The autograd system supports arithmetic, reductions, activations, matrix operations, loss functions, and shape operations. Available operations include:

python
from grilly.nn import (
    # Arithmetic
    add, sub, mul, div, neg, pow, matmul,
    # Reductions
    sum, mean, max, min, var, std, norm,
    # Activations
    relu, sigmoid, tanh, gelu, silu, softmax,
    # Shape
    reshape, transpose, squeeze, unsqueeze, flatten,
    concat, stack, clone,
    # Loss
    cross_entropy, mse_loss, l1_loss, bce_loss,
)

Optimizers Reference

OptimizerConstructorNotes
AdamWAdamW(params, lr=1e-3, weight_decay=0.01)Default choice for most tasks
AdamAdam(params, lr=1e-3)Classic adaptive learning rate
SGDSGD(params, lr=0.01, momentum=0.9)Stochastic gradient descent
NLMSNLMS(params, lr=1e-2)Normalized LMS (neuromorphic)
NaturalGradientNaturalGradient(params, lr=1e-3)Fisher-preconditioned updates
AutoHypergradientAdamWAutoHypergradientAdamW(params)Auto LR via OSGM surprise signal
AffectAdamAffectAdam(params, lr=1e-3)Affect-modulated Adam

Learning Rate Schedulers

python
import grilly.optim as optim

optimizer = optim.AdamW(model.parameters(), lr=1e-3)

# Decay LR by 0.1 every 30 epochs
scheduler = optim.StepLR(optimizer, step_size=30, gamma=0.1)

# Cosine annealing
scheduler = optim.CosineAnnealingLR(optimizer, T_max=100)

# Reduce on plateau
scheduler = optim.ReduceLROnPlateau(optimizer, patience=10)

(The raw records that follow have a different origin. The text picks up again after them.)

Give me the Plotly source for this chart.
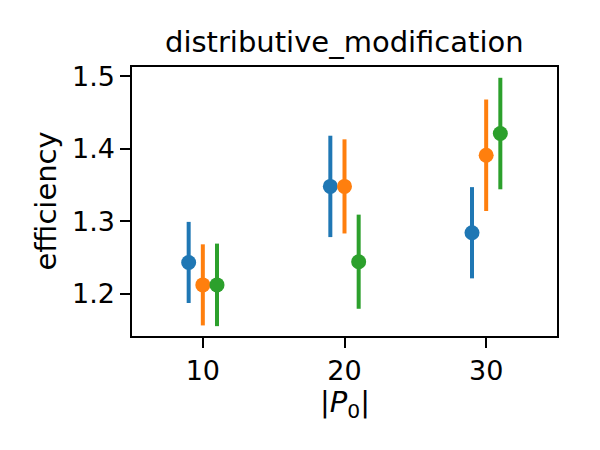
import plotly.graph_objects as go

p0 = [10, 20, 30]
series_names = ["series 1", "series 2", "series 3"]
colors = ["#1f77b4", "#ff7f0e", "#2ca02c"]
means = [
    [1.243, 1.348, 1.284],
    [1.212, 1.348, 1.391],
    [1.212, 1.244, 1.421],
]
errs = [
    [0.056, 0.070, 0.063],
    [0.056, 0.065, 0.077],
    [0.057, 0.065, 0.077],
]
x_ticks = [10, 20, 30]
y_ticks = [1.2, 1.3, 1.4, 1.5]

fig = go.Figure()
for i, (name, c, m, e) in enumerate(zip(series_names, colors, means, errs)):
    off = i - 1
    fig.add_trace(go.Scatter(
        x=[p + off for p in p0], y=m, mode="markers", name=name,
        marker=dict(color=c, size=15, line=dict(width=0)),
        error_y=dict(type="data", array=e, visible=True, color=c, thickness=4, width=0),
        showlegend=False,
    ))

font = "DejaVu Sans"
axis_common = dict(
    showline=True, linecolor="black", linewidth=2.2, mirror=True,
    ticks="outside", ticklen=9.5, tickwidth=2.2, tickcolor="black",
    showgrid=False, zeroline=False,
    tickfont=dict(family=font, size=27, color="black"),
)
fig.update_layout(
    width=600, height=450,
    margin=dict(l=132, r=43, t=67, b=114),
    paper_bgcolor="white", plot_bgcolor="white",
    xaxis=dict(range=[5, 35], tickvals=x_ticks, ticktext=[str(v) for v in x_ticks], **axis_common),
    yaxis=dict(range=[1.1414, 1.5129], tickvals=y_ticks, ticktext=[f"{v:.1f}" for v in y_ticks], **axis_common),
    annotations=[
        dict(text="distributive_modification", x=0.5, y=1, xref="paper", yref="paper",
             xanchor="center", yanchor="bottom", yshift=6, showarrow=False,
             font=dict(family=font, size=29, color="black")),
        dict(text="efficiency", x=0, y=0.5, xref="paper", yref="paper",
             xanchor="right", yanchor="middle", xshift=-68, textangle=-90, showarrow=False,
             font=dict(family=font, size=29, color="black")),
        dict(text="|<i>P</i><sub>0</sub>|", x=0.5, y=0, xref="paper", yref="paper",
             xanchor="center", yanchor="top", yshift=-47, showarrow=False,
             font=dict(family=font, size=29, color="black")),
    ],
)
fig.write_html("out.html")
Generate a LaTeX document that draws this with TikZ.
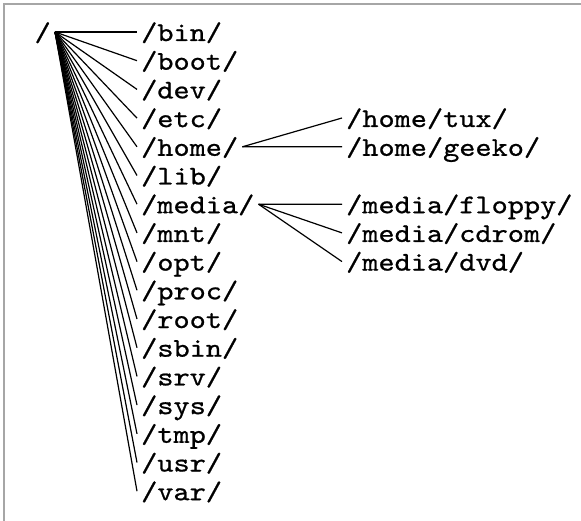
\documentclass[tikz,border=0pt]{standalone}
\usepackage{fontspec}
\newfontfamily\dirface{lmmono10-regular.otf}[FakeStretch=1.14,FakeBold=0.8]
\begin{document}
\begin{tikzpicture}[x=1pt,y=-1pt,
  dirfont/.style={font=\dirface\fontsize{27}{28}\selectfont},
  dirnode/.style={dirfont, inner xsep=4pt, inner ysep=0pt,
    text height=20pt, text depth=2pt, anchor=west},
  link/.style={line width=1.2pt, black},
  frame/.style={draw=gray!70, line width=1.2pt}]
\useasboundingbox (0,0) rectangle (581,521);
\draw[frame] (4,521) -- (4,4) -- (581,4);
\node[dirnode, anchor=east] (root) at (55,32) {/};
\foreach \n [count=\i from 0] in {bin,boot,dev,etc,home,lib,media,mnt,opt,proc,root,sbin,srv,sys,tmp,usr,var}{
  \node[dirnode] (d\n) at (137,{32+28.7*\i}) {/\n/};
  \draw[link] (root.east) -- (d\n.west);
}
\node[dirnode] (tux) at (342,118) {/home/tux/};
\node[dirnode] (geeko) at (342,146.8) {/home/geeko/};
\node[dirnode] (floppy) at (342,204.2) {/media/floppy/};
\node[dirnode] (cdrom) at (342,232.9) {/media/cdrom/};
\node[dirnode] (dvd) at (342,261.6) {/media/dvd/};
\draw[link] (dhome.east) -- (tux.west);
\draw[link] (dhome.east) -- (geeko.west);
\draw[link] (dmedia.east) -- (floppy.west);
\draw[link] (dmedia.east) -- (cdrom.west);
\draw[link] (dmedia.east) -- (dvd.west);
\end{tikzpicture}
\end{document}
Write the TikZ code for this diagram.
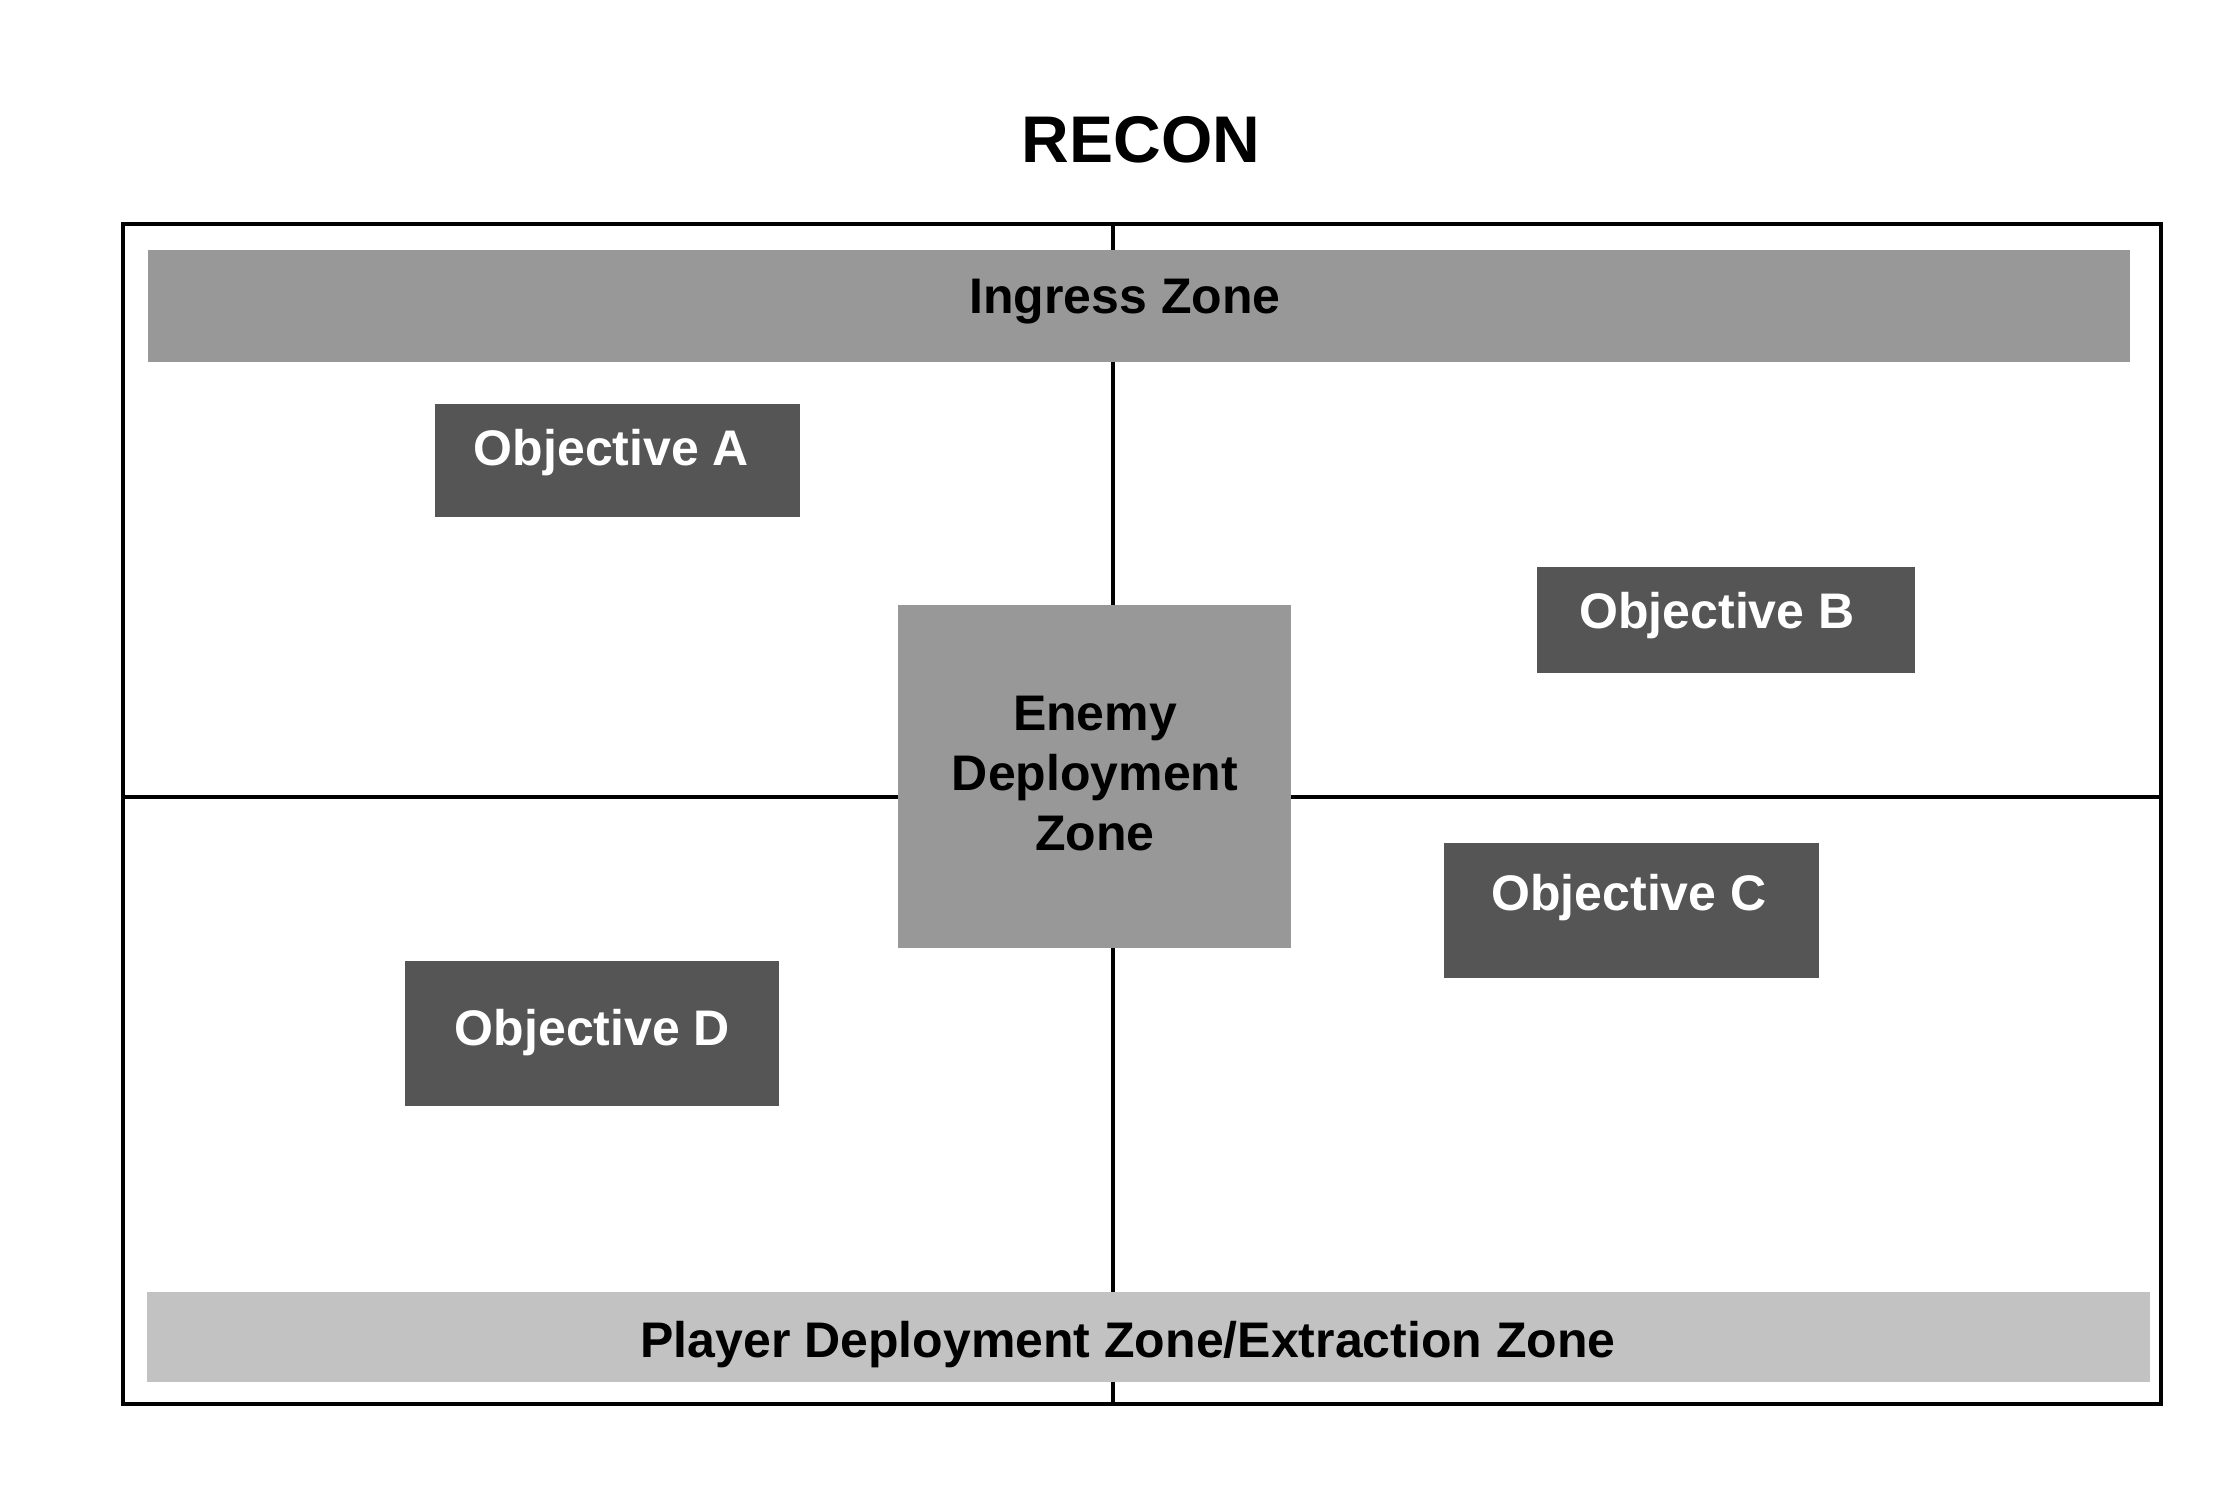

# One-cycle policy (call per batch, not per epoch)
scheduler = optim.OneCycleLR(optimizer, max_lr=1e-2, total_steps=1000)

# In training loop:
# scheduler.step()          # per epoch (StepLR, Cosine)
# scheduler.step(val_loss)  # per epoch (ReduceLROnPlateau)

Transformer Layers

Build transformers from encoder and decoder layer blocks:

python
from grilly.nn import TransformerEncoderLayer, TransformerDecoderLayer

# Single encoder layer: self-attention + FFN
encoder = TransformerEncoderLayer(
    d_model=512,
    nhead=8,
    dim_feedforward=2048,
    dropout=0.1,
)

x = np.random.randn(4, 64, 512).astype(np.float32)
out = encoder(x)
print(f"Encoder output: {out.shape}")  # (4, 64, 512)

HuggingFace Bridge

Load pre-trained weights from HuggingFace models without the PyTorch runtime:

python
from grilly.utils import HuggingFaceBridge

bridge = HuggingFaceBridge()

# Load weights as numpy arrays (no torch dependency)
weights = bridge.load_weights('bert-base-uncased')
# Returns dict: {'encoder.layer.0.attention.self.query.weight': ndarray, ...}
Tip The HuggingFace bridge downloads safetensors or pytorch_model.bin and extracts the weight tensors directly into numpy arrays, bypassing PyTorch entirely. This lets you run inference on grilly without installing torch.